Introduction to Poetry by Billy Collins (cautionary tale against interpretation over experience)
I ask them to take a poem
and hold it up to the light
like a color slide
or press an ear against its hive.
I say drop a mouse into a poem
and watch him probe his way out,
or walk inside the poem’s room
and feel the walls for a light switch.
I want them to waterski
across the surface of a poem
waving at the author’s name on the shore.
But all they want to do
is tie the poem to a chair with rope
and torture a confession out of it.
They begin beating it with a hose
to find out what it really means.
- This metaphor may be more literal than one might expect
- These analogies are inspired by a course I once took from the poet Billy Collins.

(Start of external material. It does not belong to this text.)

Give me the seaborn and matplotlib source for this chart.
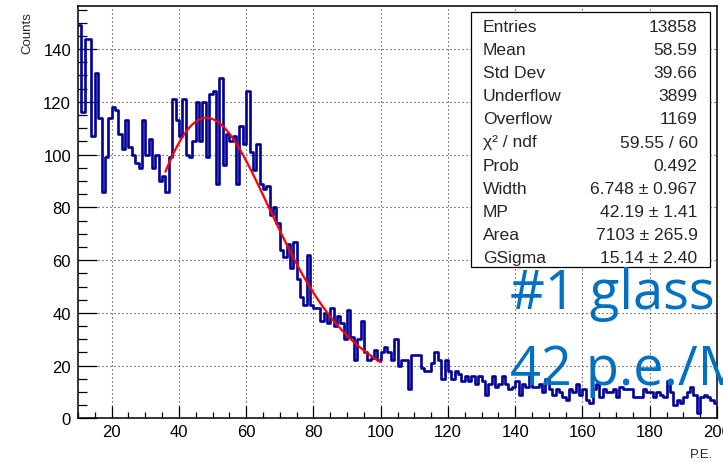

He is one of my favorite poets because of the following (his ideas...my interpretation)
- Poems are histories of the heart (history told from the perspective of feelings and emotions and found in one's experience)
- Poems are held together by form
- rhythm (the dance of the poem)
- sound (the reading of the poem)-music?
- what if these conventions are absent (meter and rhyme)?-experience becomes less concentrated and predictable (no training wheels)
- set sequences versus free form (Ashtanga, Bikram)
- experimenting with "violations" of form
- Other ways:
- rituals (start the same way with each line
- gathers strength with repetition like a prayer or a chant
- sun salutations as initiation in to movement
- Internal patterns/scaffolding (rhythm and sound are not thrown away -just the metronome).
- Use the natural rhythms that we have (in our speech, nature, etc.)
- evenness of breath followed by evenness of movement equals evenness of mind (Ed)
- "Turning" (trust your own associations to lead readers/students)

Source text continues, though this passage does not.